Why isn't it okay for her to stand up in the tub?

Whilst I wouldn't leave her in the bathroom by herself, I've let my now-1-year-old daughter stand, walk, dance and otherwise do what she likes in the tub since she could sit up.

Yes, she's fallen a few times, but not for a while. She's learnt. Not that she must obey me (through barking, staring or otherwise manipulating), but that if she falls in the tub it hurts. She's also learnt that if she does fall I'm there to help her up. She knows that if she gets stuck (not often) I'll help her.

She's learnt that standing in the tub needs to be done with care. And she's learnt that I'm there for her.

for a different kind of girl said...

Would you hate me if I told you that my kids sailed through infancy and toddlerhood without this 'terrible two's' stage? Seriously, life was a breeze. This means I live in a dreamworld...or I'm doomed when one of them comes home in high school and tells me their girlfriend is pregnant.

Anyway, don't hate me, 'k?

michele said...

I, apparently, don't have a dog voice. I wish I did, tears or no. Three strikes usually works for me, though (my kids are older - 6 & 8). However. My husband is a former Marine. A kind, sweet, affectionate gentleman. However, when he has *had* it, he uses his military voice. Picture The Atten-Hut, or the Hoo-Hah, only with the words he expects to be listened to now. No, let me rephrase - NOW. He used to pick the kids up from daycare and he's the "cool" dad, so he'd hang a bit before leaving with the boys. He'd do things like teach the kids without dads how to make paper airplanes fly better, that sort of thing. But every once in a while the teachers would need everyone's attention, and they wouldn't be listening. They'd kind of sneak a sidelong glance at my husband, and he would let out his military command, and the earth would stand still. Then the teacher's had control again, and he would come home.

Petra a.k.a The Wise (*Young*) Mommy said...

Ah, I feeeeeel you dude. My daughter is constantly pushing, pulling and testing me lately and it's hard for me not to use my "crazy mommy" voice when she pushes me over the edge.

It's a fine line between discipline and being an asshole.

1sttimedad said...

Ooooh, that last one is nasty! It sounds like your daughter would make a perfect match for my 17-month-old, who I figure it's the Devil's latest reincarnate.

I would love, love, love to blame the daycare too, but just last week my daycare provider took a quick jaunt to the bathroom while my kid (the youngest of five at daycare) proceeded to throw her porridge at all the other kids while they laughed and laughed and laughed.

My wife and I laughed too when we heard, because how can you not, right?

And just wait till they're teenagers.

Pamela said...

I have had three two year-olds to date. They are special, in a totally psychopathish sort of way. The good news? Three is even MORE specialer.

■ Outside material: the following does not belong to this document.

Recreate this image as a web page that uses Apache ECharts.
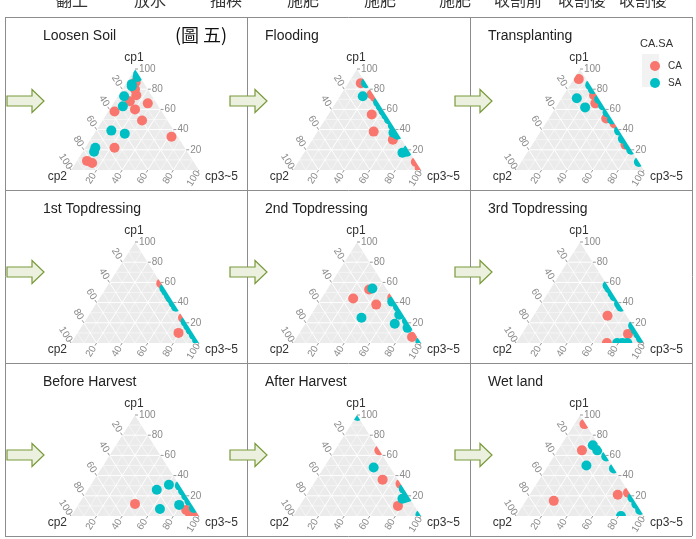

And we do know about the Bad Dog Voice. Sometimes you just need to use it, because it works WAY better in a danger situation than the Cookie Voice.

Michelle Lamar said...

BPD, she is SOOOO cute that I am afraid that you (and the rest of the males in the world) are going to be in for it! LOL! Here is the future. They act like insane people, moody, tantrums. But they are 15. Drop Kick Me Jesus Through the Goalposts of Life, will ya? Loved this post, BTW.

KT said...

We used a series of books starting with "Hands are Not For Hitting" They have "Teeth are Not for biting." It helped.